Ici le livret est mauvais, les chansons plutôt mièvres, les actes explicites, trop visibles. Aucune subtilité. Le film est une grosse farce. Ca se veut un Opéra, mais après tout le public distingué n'applaudit et ne se divertit qu'avec un spectacle de grossièretés, de petites vulgarités, entre soubrettes et bestiaire. La partition est monotone, hormis un morceau, répété, et sur lequel on calque toujours des images gothico-romantiques. Baroque.

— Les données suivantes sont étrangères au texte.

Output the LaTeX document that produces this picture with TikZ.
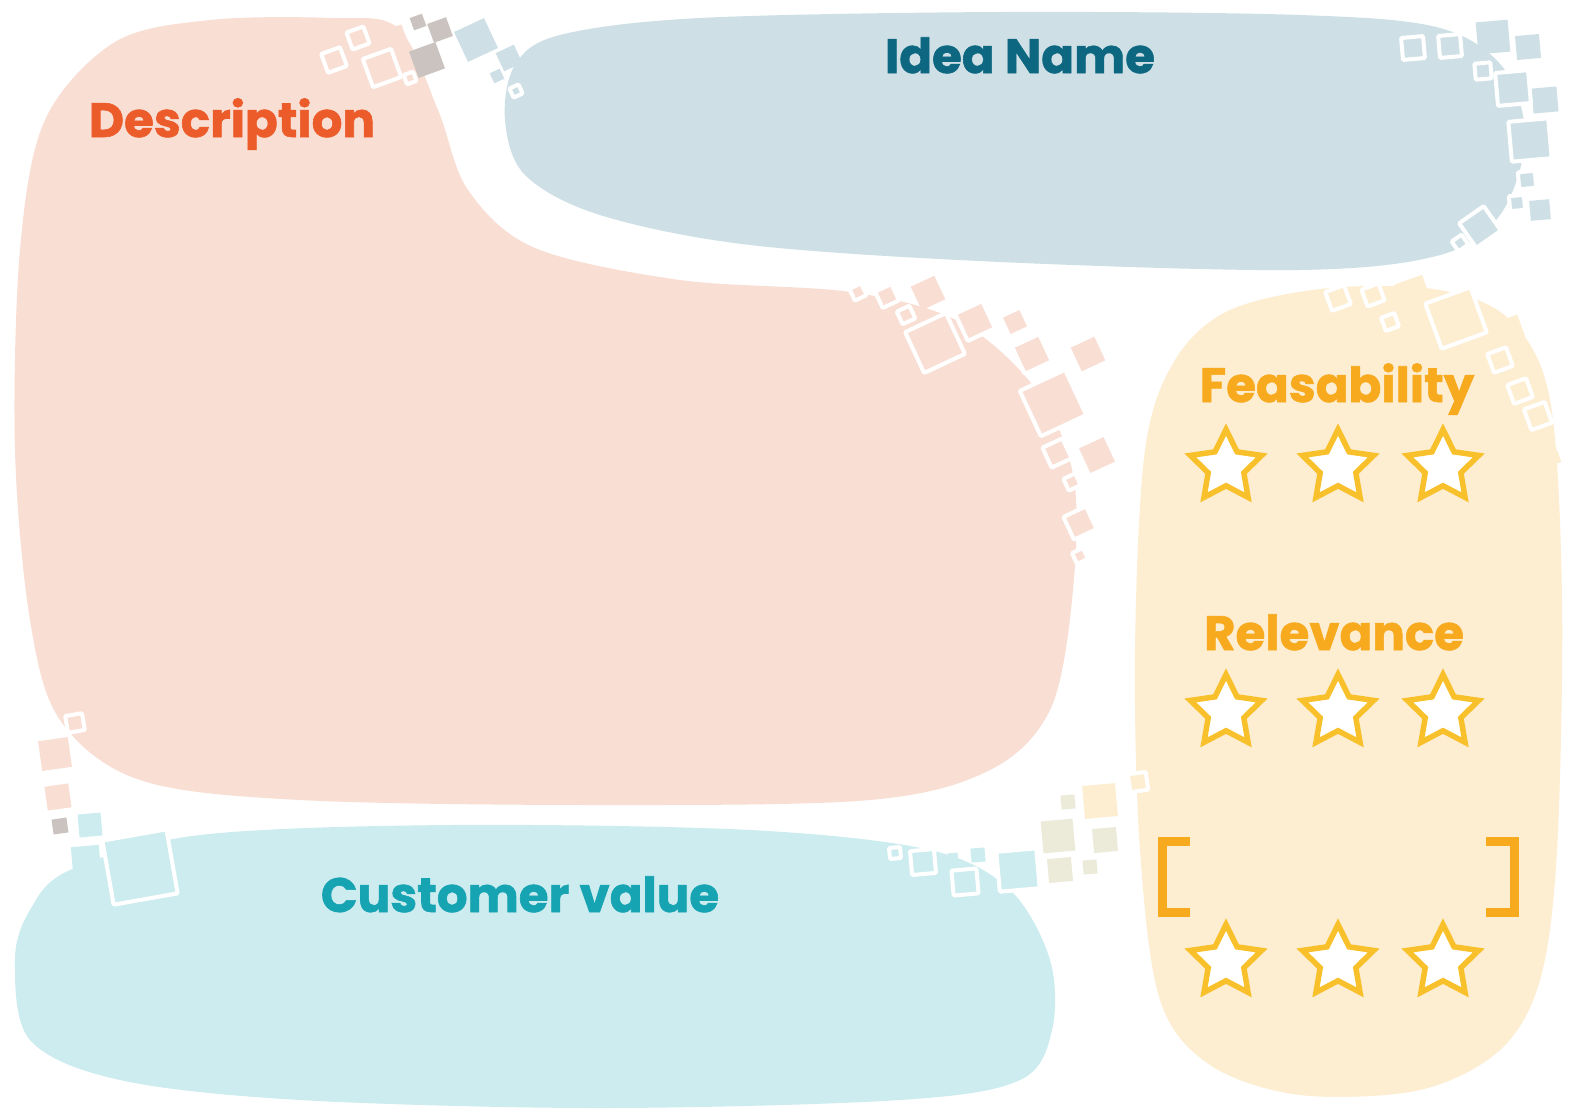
\documentclass[tikz,border=0pt]{standalone}
\usepackage{fontspec}
\setmainfont{Poppins}[BoldFeatures={FakeBold=1.2}]
\usetikzlibrary{shapes.geometric}
\definecolor{pinkbg}{HTML}{F9DED4}
\definecolor{ideabg}{HTML}{CEE0E6}
\definecolor{custbg}{HTML}{CCECEF}
\definecolor{peachbg}{HTML}{FDEDD1}
\definecolor{greysq}{HTML}{CBC3BF}
\definecolor{beigesq}{HTML}{ECEBD9}
\definecolor{descc}{HTML}{EC5B2A}
\definecolor{ideac}{HTML}{0E6780}
\definecolor{custc}{HTML}{16A3B2}
\definecolor{ratec}{HTML}{F8AA1E}
\definecolor{starc}{HTML}{F8C02A}
\tikzset{
  blob/.style={fill=#1, draw=none},
  sqf/.style={fill=#1},
  sqo/.style={fill=#1, draw=white, line width=0.08cm, rounded corners=0.6pt},
  title/.style={font=\bfseries\fontsize{27.5}{33}\selectfont, anchor=base, inner sep=0pt},
  rate/.style={star, star points=5, star point ratio=2.0, minimum size=1.5cm, inner sep=0pt,
    draw=starc, fill=white, line width=0.11cm, line join=miter},
  brack/.style={draw=ratec, line width=0.18cm, line cap=butt, line join=miter}
}
\begin{document}
\begin{tikzpicture}[x=0.02cm,y=-0.02cm]
  \useasboundingbox[fill=white] (0,0) rectangle (1574,1113);
  % background shapes
  \path[blob=pinkbg] plot[smooth cycle, tension=0.55] coordinates {(330,18) (398,28) (438,110) (468,190) (535,248) (680,280) (850,292) (960,322) (1038,392) (1074,480) (1072,600) (1050,710) (990,770) (870,800) (600,805) (300,800) (140,780) (60,720) (30,620) (15,450) (20,250) (45,120) (115,42) (210,20)};
  \path[blob=ideabg] plot[smooth cycle, tension=0.55] coordinates {(560,35) (700,18) (1000,12) (1300,15) (1440,28) (1505,70) (1525,140) (1500,215) (1440,255) (1300,270) (1000,262) (750,245) (600,215) (525,175) (505,120) (515,65)};
  \path[blob=custbg] plot[smooth cycle, tension=0.55] coordinates {(70,870) (200,835) (450,825) (750,830) (930,850) (1010,890) (1050,960) (1052,1030) (1020,1080) (900,1100) (600,1108) (300,1100) (120,1080) (30,1040) (15,960) (30,910)};
  \path[blob=peachbg] plot[smooth cycle, tension=0.55] coordinates {(1230,310) (1330,288) (1440,290) (1510,320) (1550,400) (1562,600) (1557,850) (1540,980) (1500,1050) (1420,1090) (1300,1095) (1210,1065) (1160,1000) (1140,850) (1135,650) (1145,450) (1175,360)};
  % squares
  \foreach \x/\y/\s/\a in {396/36/18/20, 55/754/30/8, 58/797/24/8, 928/293/26/25, 1015/322/18/25, 1088/354/26/25, 1097/455/27/25}
    \path[sqf=pinkbg, shift={(\x,\y)}, rotate=\a] (-\s/2,-\s/2) rectangle (\s/2,\s/2);
  \foreach \x/\y/\s/\a in {334/60/20/20, 358/38/18/20, 382/68/30/20, 410/78/10/20, 75/723/17/10, 858/292/13/25, 887/296/18/25, 906/315/14/25, 935/343/45/25, 975/321/30/25, 1032/354/30/25, 1053/403/50/25, 1057/453/22/25, 1072/482/13/25, 1080/523/25/25, 1080/556/12/25}
    \path[sqo=pinkbg, shift={(\x,\y)}, rotate=\a] (-\s/2,-\s/2) rectangle (\s/2,\s/2);
  \foreach \x/\y/\s/\a in {418/22/13/20, 440/30/20/20, 427/60/28/20, 60/826/15/8}
    \path[sqf=greysq, shift={(\x,\y)}, rotate=\a] (-\s/2,-\s/2) rectangle (\s/2,\s/2);
  \foreach \x/\y/\s/\a in {476/40/33/25, 509/58/20/25, 497/76/11/25, 1493/37/32/5, 1528/47/24/5, 1545/100/25/5, 1540/210/20/5}
    \path[sqf=ideabg, shift={(\x,\y)}, rotate=\a] (-\s/2,-\s/2) rectangle (\s/2,\s/2);
  \foreach \x/\y/\s/\a in {516/91/10/25, 1413/48/22/5, 1450/46/22/5, 1483/71/16/5, 1513/88/33/5, 1530/140/40/5, 1527/180/17/5, 1517/203/15/5, 1480/227/30/35, 1460/243/12/35}
    \path[sqo=ideabg, shift={(\x,\y)}, rotate=\a] (-\s/2,-\s/2) rectangle (\s/2,\s/2);
  \foreach \x/\y/\s/\a in {1413/294/30/20, 1510/330/24/20, 1530/366/13/20, 1553/458/13/20, 1100/801/33/5}
    \path[sqf=peachbg, shift={(\x,\y)}, rotate=\a] (-\s/2,-\s/2) rectangle (\s/2,\s/2);
  \foreach \x/\y/\s/\a in {1338/298/20/20, 1373/295/18/20, 1390/322/14/20, 1456/318/48/20, 1500/360/20/20, 1520/391/20/20, 1538/416/22/20, 1138/782/18/8}
    \path[sqo=peachbg, shift={(\x,\y)}, rotate=\a] (-\s/2,-\s/2) rectangle (\s/2,\s/2);
  \foreach \x/\y/\s/\a in {90/825/23/5, 86/860/28/5, 953/858/10/5, 978/855/14/5}
    \path[sqf=custbg, shift={(\x,\y)}, rotate=\a] (-\s/2,-\s/2) rectangle (\s/2,\s/2);
  \foreach \x/\y/\s/\a in {140/867/65/10, 895/853/11/5, 923/862/24/5, 965/882/25/5, 1018/870/40/5}
    \path[sqo=custbg, shift={(\x,\y)}, rotate=\a] (-\s/2,-\s/2) rectangle (\s/2,\s/2);
  \foreach \x/\y/\s/\a in {1058/836/32/5, 1068/802/14/5, 1105/840/24/5, 1060/870/24/5, 1090/867/14/5}
    \path[sqf=beigesq, shift={(\x,\y)}, rotate=\a] (-\s/2,-\s/2) rectangle (\s/2,\s/2);
  % titles
  \node[title, text=descc] (desc) at (232,137) {Description};
  \node[title, text=ideac] (idea) at (1020,73) {Idea Name};
  \node[title, text=custc] (cust) at (520,912) {Customer value};
  \node[title, text=ratec] (feas) at (1337,402) {Feasability};
  \node[title, text=ratec] (relv) at (1334,650) {Relevance};
  % stars
  \foreach \r/\y in {1/467, 2/712, 3/962} {
    \node[rate] (st\r a) at (1226,\y) {};
    \node[rate] (st\r b) at (1338,\y) {};
    \node[rate] (st\r c) at (1443,\y) {};
  }
  \draw[brack] (1190,841) -- (1162,841) -- (1162,912) -- (1190,912);
  \draw[brack] (1486,841) -- (1514,841) -- (1514,912) -- (1486,912);
\end{tikzpicture}
\end{document}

Après le premier meurtre, le premier bisous. On passe de Thanatos à Eros, de Hair à Elephant Man sans jamais être émerveillé. Nous sommes glacés de tant d'effrois, de si peu d'émois. Il y avait pourtant de quoi faire avec ce monstre mis à la marge. Au lieu de cela, tout est risible. "Mes pensées te résistent mais mon âme s'incline." Elle parle de Dieu, de son père, de ce mec qui se prend pour le fantôme parce qu'il a un masque (et à peine plus vieux qu'elle, une des nombreuses incohérences du casting). Pauvre gamine à la fois tentée par le diable - qui leurre - et le regret du défunt père, elle ne voit pas que le chevaleresque mécène est prêt à lui prouver son amour à la pointe de son épée. Le duel aura lieu au cimetière. Ca aurait pu faire des économies pour le cortège funèbre, mais le film doit encore durer une heure. De longues minutes où le défiguré se prend pour Mozart (Lloyd Webber n'a pas de pudeurs), les hommes jouent très bien avec leurs capes, et où l'héroïne ne perd toujours pas sa virginité! "Suis-je maintenant la proie de vos désirs charnels" Texto. Il était temps de s'interroger sur les envies des protagonistes : de la chair fraîche. Le film lui est avarié. Comme une pute racontant la gueule des gargouilles passées entre ses jambes... Un musée des horreurs!